I know all the documentation is "out there" but I've "been there, done that" with regard to rooting out all the distributed sources of documentation which exist on the various topics, and to be honest I don't relish the idea of making my life be "about Debian" for the same amount of time that it took to find out all the little tricks that I now know about my RedHat installation... Switching distributions will never be trivial if you have large pre-existing software packages running. Does anyone have any suggestions for moving away from RedHat, and any reasons why there aren't any good up-to-date books on Debian? I just like having at least one reference on hand - we have good books on Perl, MySQL, Apache, Sendmail - why not Debian as a whole?
Sorry if this seems negative - it's not really, I will in all likelihood be switching come November when my RH Network subscription expires. I can't get over how Red Hat is turning its back on the small users like me who can't afford at the moment to buy Advanced Server licenses, don't want or need support, but just need the errata updates! I mean, I am trying to develop a business here, and if/when I switch to another distro, I won't be coming back. It's just too much hassle (the small details and differences are the ones that kill you, as I'm sure everyone here will agree)... very short sighted on RedHat's part.

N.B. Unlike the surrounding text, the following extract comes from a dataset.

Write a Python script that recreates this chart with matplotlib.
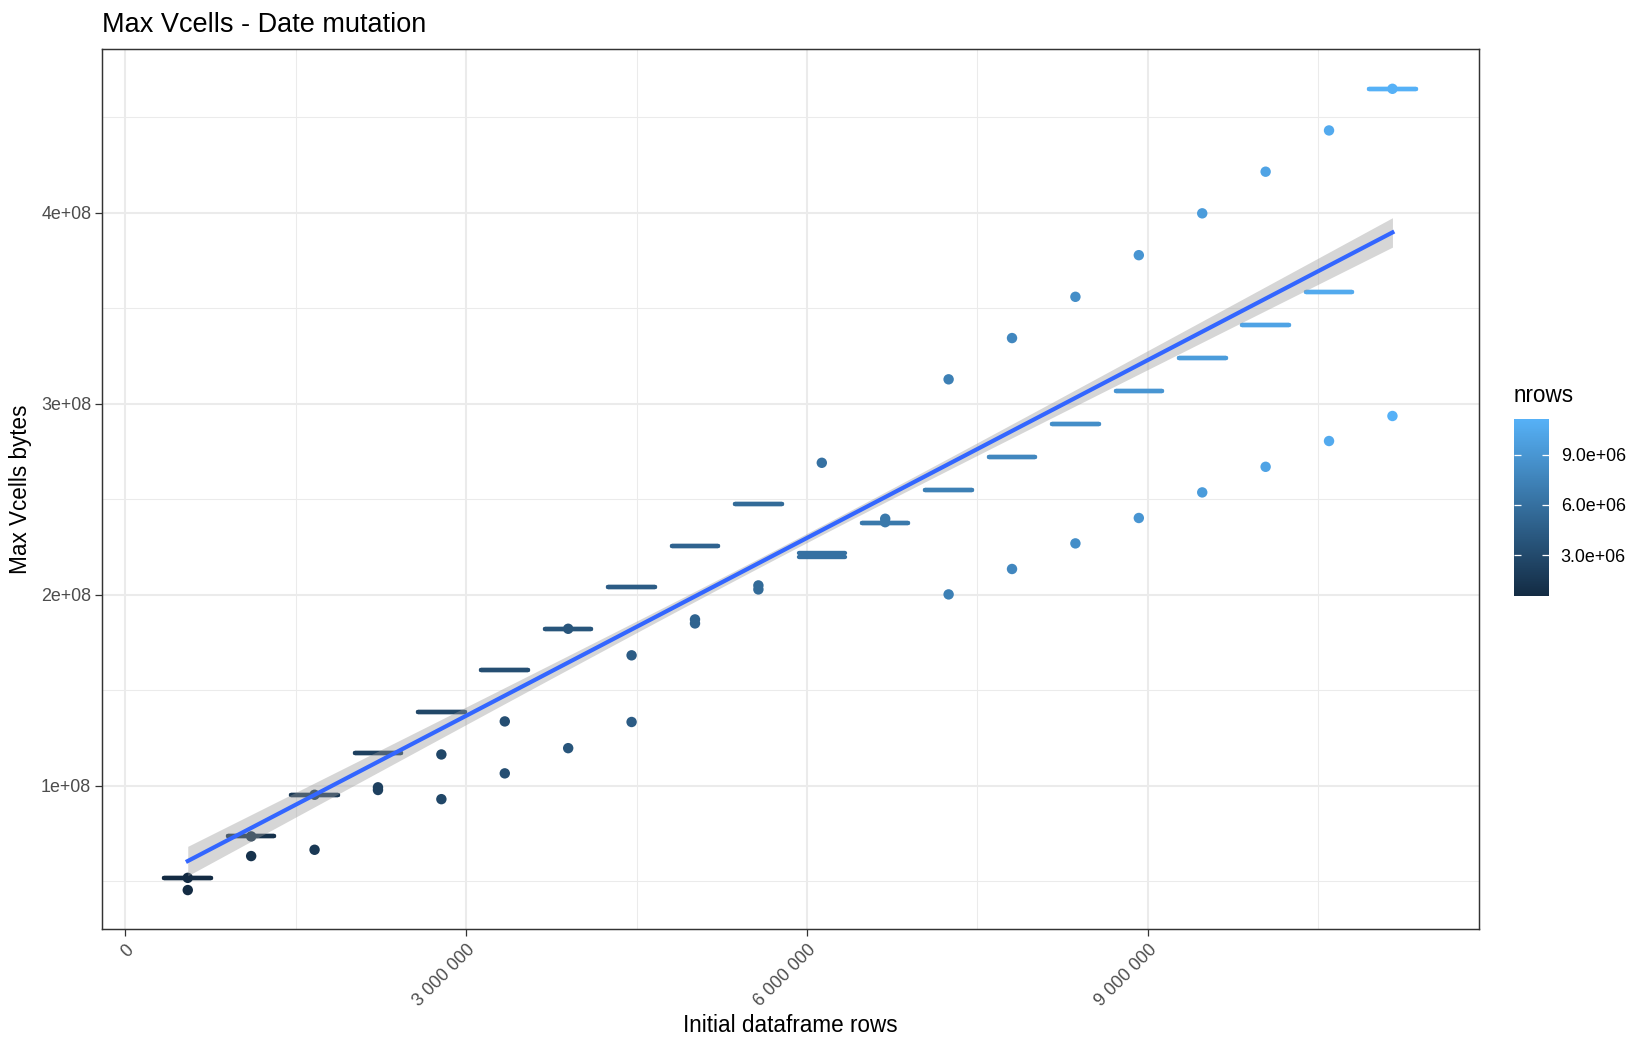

Red Hat's attitude reminds me of Netscape's just prior to Microsoft destroying them - Netscape seemed to lose interest in the very people that had made them successful, i.e. the small users out there who used their browser. Netscape thought they could instead focus on the corporate server market, and we all know what happened. I tried calling Red Hat about their policy of "end-of-life" for 7.3 and even 8.0, and all the woman I spoke to would say was that I could always buy the Advance Server edition. I explained that I am in that curious middle-ground position of running serious, production servers and yet not being big enough to be able to afford that, and she basically hung up on me. Unbelievable. If that's their attitude, then to be honest I really do hope that they go out of business.
Suggestions welcomed, and sorry for the rant.